Religious Zionist rabbis slam Bennett, Lapid
In harshly worded letter, hard-line yeshiva heads criticize Jewish Home and Yesh Atid leaders for campaign to draft ultra-Orthodox

The leaders of a prestigious Zionist yeshiva in Jerusalem released a biting critique of Jewish Home party leader Naftali Bennett and Yesh Atid head Yair Lapid on Monday, blasting the stance the two politicians have taken in coalition talks that seem set to keep the ultra-Orthodox parties out of the emerging government.
The letter was written by the three heads of Har Hamor Yeshiva, rabbis Tzvi Tau, Amiel Sternberg and Mordechai Sternberg.
The rabbis wrote that it is forbidden to harm Torah students, and that funds previously earmarked for the yeshivas should not be cut. “Diminishing the stature of Torah,” they wrote, “undermines the state [of Israel].”
The Orthodox Bennett has come under intense criticism from the ultra-Orthodox for his party’s alliance with Lapid and his Yesh Atid party — and especially for his insistence on a universal draft law that would force Haredim to enlist in the military.
“All of the talk and proposals about limiting the study of Torah in Israel… propounded by ignorant political connivers with too much power, harms the crown of the Torah, desecrates God’s name, and, heaven forbid, denigrates the foundation of Israel,” the letter read, asserting that “the intervention of those who are vacant of Torah, who scorn it and uproot it, will not last, and one is enjoined to give one’s life in order to ensure that…. Any attempt to make [the Torah] a pawn in political games will be foiled.”
The relationship between the mainstream of religious Zionism and the ultra-Orthodox camps has long been fraught, with the primary point of contention revolving around the issue of Haredim serving in the IDF. The ultra-Orthodox believe that Torah study and prayer serve the country no less than military and national service.

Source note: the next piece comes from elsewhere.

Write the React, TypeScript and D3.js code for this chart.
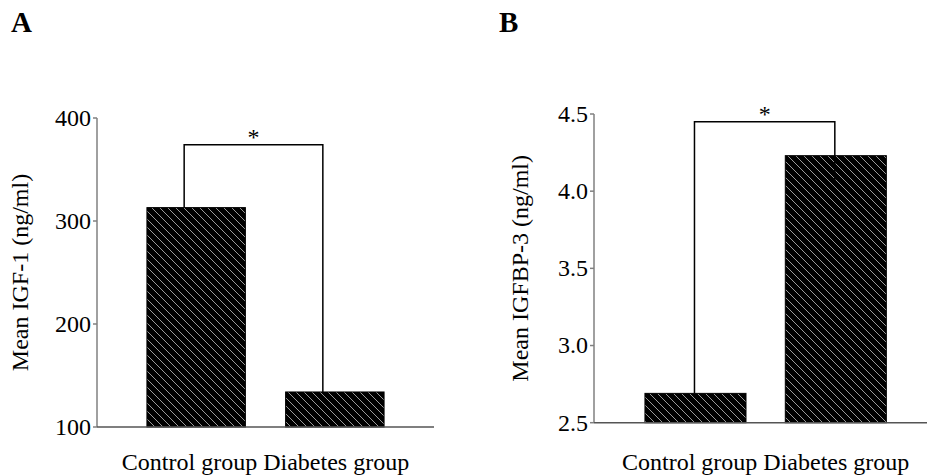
import React from "react";
import * as d3 from "d3";

const categories = ["Control group", "Diabetes group"];
const igf1Values = [313, 134];
const igfbp3Values = [2.69, 4.23];
const igf1Ticks = [100, 200, 300, 400];
const igfbp3Ticks = [2.5, 3.0, 3.5, 4.0, 4.5];
const igf1Bracket = { top: 374, left: 313, right: 134 };
const igfbp3Bracket = { top: 4.45, left: 2.69, right: 4.07 };

const W = 927;
const H = 475;
const FONT = "'Liberation Serif', 'Times New Roman', serif";
const FS = 24;

type PanelProps = {
  letter: string;
  letterX: number;
  values: number[];
  ticks: number[];
  domain: [number, number];
  yRange: [number, number];
  axisX: number;
  axisEnd: number;
  bandRange: [number, number];
  pad: [number, number];
  yLabel: string;
  yLabelX: number;
  tickFmt: (v: number) => string;
  bracket: { top: number; left: number; right: number };
  legOffset: number;
  patternId: string;
};

function Panel(p: PanelProps) {
  const y = d3.scaleLinear().domain(p.domain).range(p.yRange);
  const x = d3
    .scaleBand<string>()
    .domain(categories)
    .range(p.bandRange)
    .paddingInner(p.pad[0])
    .paddingOuter(p.pad[1]);
  const base = y(p.domain[0]);
  const c0 = x(categories[0])! + x.bandwidth() / 2 + p.legOffset;
  const c1 = x(categories[1])! + x.bandwidth() / 2 + p.legOffset;
  const bt = y(p.bracket.top);
  const midLabel = (x(categories[0])! + x(categories[1])! + x.bandwidth()) / 2;
  const yMid = (p.yRange[0] + p.yRange[1]) / 2;
  return (
    <g>
      <text x={p.letterX} y={32} fontFamily={FONT} fontWeight="bold" fontSize={29} fill="#000">
        {p.letter}
      </text>
      {categories.map((c, i) => (
        <rect
          key={c}
          x={x(c)}
          y={y(p.values[i])}
          width={x.bandwidth()}
          height={base - y(p.values[i])}
          fill={`url(#${p.patternId})`}
          stroke="#000"
          strokeWidth={1}
        />
      ))}
      <line x1={p.axisX} x2={p.axisX} y1={y(p.domain[1])} y2={base} stroke="#808080" strokeWidth={1.5} />
      {p.ticks.map((t) => (
        <g key={t}>
          <line x1={p.axisX - 4} x2={p.axisX} y1={y(t)} y2={y(t)} stroke="#808080" strokeWidth={1.5} />
          <text
            x={p.axisX - 6}
            y={y(t)}
            dy="0.33em"
            textAnchor="end"
            fontFamily={FONT}
            fontSize={FS}
            fill="#000"
          >
            {p.tickFmt(t)}
          </text>
        </g>
      ))}
      <line x1={p.axisX} x2={p.axisEnd} y1={base} y2={base} stroke="#555" strokeWidth={1.5} />
      <text x={midLabel} y={470} textAnchor="middle" fontFamily={FONT} fontSize={FS} fill="#000">
        {categories.join(" ")}
      </text>
      <text
        transform={`translate(${p.yLabelX},${yMid}) rotate(-90)`}
        textAnchor="middle"
        fontFamily={FONT}
        fontSize={FS}
        fill="#000"
      >
        {p.yLabel}
      </text>
      <path
        d={`M${c0},${y(p.bracket.left)}V${bt}H${c1}V${y(p.bracket.right)}`}
        fill="none"
        stroke="#000"
        strokeWidth={1.5}
      />
      <text x={(c0 + c1) / 2} y={bt} textAnchor="middle" fontFamily={FONT} fontSize={FS} fill="#000">
        *
      </text>
    </g>
  );
}

export default function App() {
  return (
    <svg
      width={W}
      height={H}
      style={{ position: "absolute", left: 0, top: 0, background: "#fff" }}
    >
      <defs>
        <pattern id="hatch" patternUnits="userSpaceOnUse" width={8} height={8}>
          <rect width={8} height={8} fill="#000" />
          <path d="M0,0L8,8M-2,6L2,10M6,-2L10,2" stroke="#9a9a9a" strokeWidth={1} />
        </pattern>
      </defs>
      <rect width={W} height={H} fill="#fff" />
      <Panel
        letter="A"
        letterX={11}
        values={igf1Values}
        ticks={igf1Ticks}
        domain={[100, 400]}
        yRange={[427, 118]}
        axisX={97}
        axisEnd={434}
        bandRange={[97, 434]}
        pad={[0.29, 0.36]}
        yLabel="Mean IGF-1 (ng/ml)"
        yLabelX={28}
        tickFmt={(v) => String(v)}
        bracket={igf1Bracket}
        legOffset={-12}
        patternId="hatch"
      />
      <Panel
        letter="B"
        letterX={499}
        values={igfbp3Values}
        ticks={igfbp3Ticks}
        domain={[2.5, 4.5]}
        yRange={[422.7, 114]}
        axisX={594}
        axisEnd={927}
        bandRange={[594, 937.3]}
        pad={[0.28, 0.363]}
        yLabel="Mean IGFBP-3 (ng/ml)"
        yLabelX={528}
        tickFmt={d3.format(".1f")}
        bracket={igfbp3Bracket}
        legOffset={-1}
        patternId="hatch"
      />
    </svg>
  );
}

At the same time, the two camps have been natural political partners as they both believe in the sanctity and authority of Torah.
While Tau is clearly considered a part of the religious Zionist camp, and the students at the Har Hamor yeshiva by and large do serve in the IDF, he is also very sympathetic to the idea of students devoting their lives to Torah study.

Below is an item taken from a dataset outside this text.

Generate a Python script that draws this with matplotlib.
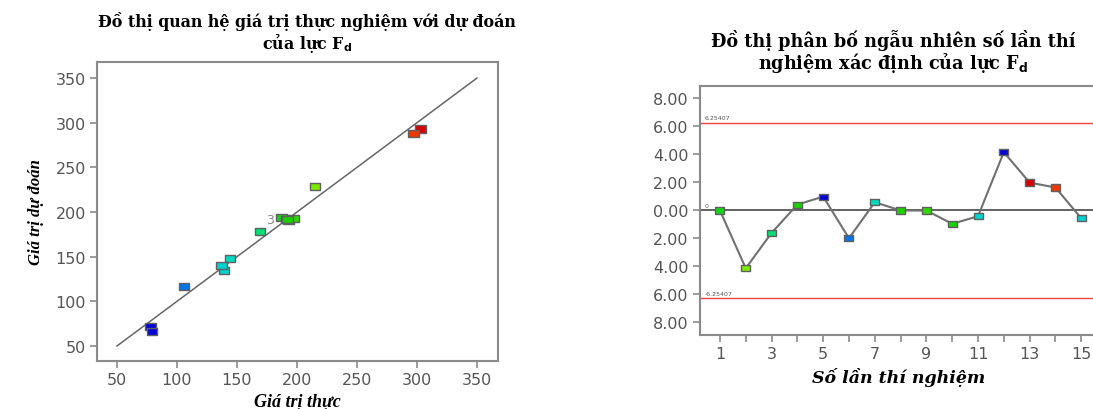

On Monday, the website Kipa published a recent religious ruling by Tau in which the rabbi stated that yeshiva students who “have taken upon themselves the responsibility of Torah study… are just like soldiers who fulfill their responsibility to the entire nation.”
In the days leading up to the January 22 general election, Tau was rumored to have urged his followers to vote for the ultra-Orthodox United Torah Judaism party. Although the rumors were not confirmed, Tau was attacked by Rabbi Zalman Melamed, who heads a yeshiva in the West Bank settlement of Beit El. Melamed said that if Tau did in fact make such a statement, it would mark a departure of the path set down by Rabbi Zvi Yehuda Kook, the late, legendary head of the Mercaz Harav Yeshiva who was Tau’s teacher.
Tau, 76, and other rabbis broke away from Mercaz Harav to form Har Hamor in the late 1990s over concerns that, in establishing a teachers’ college, Mercaz was embracing academia and departing from Kook’s purist approach to Torah study. Their ideology has inspired several similar yeshivas throughout Israel and the West Bank, institutions that oppose modern Orthodoxy and sanctify the role of the state in the messianic redemption. In the 2009 elections, Tau supported the ultra-Orthodox Shas party.
Two other rabbis from the nationalist camp, Rabbis Shmuel Eliyahu and Elyakim Levanon, on Monday urged Bennett to renounce his pact with Lapid and “open immediate negotiations with the religious parties.”
Eliyahu and Levanon are both associated with the hard-right Tekumah party, which merged with Jewish Home before the recent elections. Other Tekumah rabbis, however — Dov Lior, Haim Steiner, and David Hai Hacohen — have voiced their support for Bennett’s management of coalition negotiations and the party’s pact with Yesh Atid.
Yesh Atid won 19 Knesset seats in January’s election, second only to Prime Minister Benjamin Netanyahu’s joint Likud-Beytenu list, which won 31. Jewish Home garnered 12 seats.
Both parties are expected to sign an agreement with Netanyahu in the coming days to establish a new government.